The Interactive Playground

On behalf of Creating 010 in Rotterdam, me and my study group were asked to come up with a concept to improve the living environment in the neighbourhood of Vreewijk in Rotterdam. Within this area, there’s an empty piece of land, which was causing nuisance. The client indicated that the goal for this project was to create more atmosphere and expression in the neighbourhood, what played a major role in shaping the concept for this project.


This project was carried out by a project group containing four people. My role in this was to create a concept and test it with the target group.

The problem

In order to create a suitable concept for the target group, we first did research to the wants and needs of the local residents. Through interviews, it became clear that there was a lack of playing areas for children.

Field Research

The solution

To come up with an innovative concept, we had decided to put our focus on urban interaction design and smart objects. This had led to the final solution of an interactive playground. This changed the target group for this project to children between the age of 6 and 12 years old, as this is the age range most kids are allowed to play outside on their own.

Locatie voor het concept

Glowground: Follow The Lights

Glowground is an interactive floor, containing colourful, luminous circles. Lots of games could be played on Glowground, but we’d decided to focus on one in particular, called: Follow The Lights. For this game, you need to stand on as many luminous lights as possible in a short amount of time. Every light you touch counts as a point. The more lights you touch, the higher your score.
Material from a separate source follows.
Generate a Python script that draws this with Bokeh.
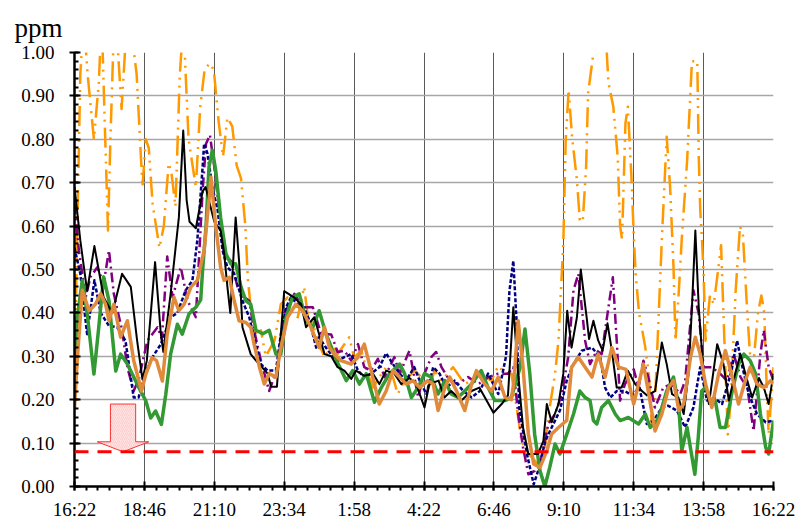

Prototype 1: The flashlight

To see if the playground would affect the target group, we had made various prototypes. Our first prototype was to imitate the game Follow The Lights, by turning a flashlight on and off at random locations in a dark room, and letting the participant touch the lights within thirty minutes as quickly as possible. The results were very positive, which was decisive for us to continue with this direction of our project.


For the visualisation of Glowground, we had made various setups of the circles. We eventually decided not to place the circles next to each others, but instead, further off each other, at random distances. This seemed better for the dynamics in the game, as participants now need to run to and from the luminous circles. We also wanted to create circles in different sizes and colours, to give it a more playful effect.


Visualisation of Glowground, made by Masja Pelser

Prototype 2. The circles

For the second prototype, we wanted to test the setup of the playground, by spreading circles of different colours and sizes on the floor. The results were very positive: the kids kept playing on it and even invented their own games. This was a very interesting insight to us, as this could lead to a feature for kids to make up their own games on the playground in the future.

Prototype 3: Arduino

To test the technical functions of the Follow The Lights game, I created a responsive prototype, using an Arduino. The installation contained a light on each side with a button linked to it. The lights went on at random, and went out when you pushed the corresponding button. At the same time, a timer went off. The amount of correctly pushed buttons in the certain amount of time visualised the high score.



In order to present our concept to the client and other interested parties, I had made a poster, with a brief explanation of our concept.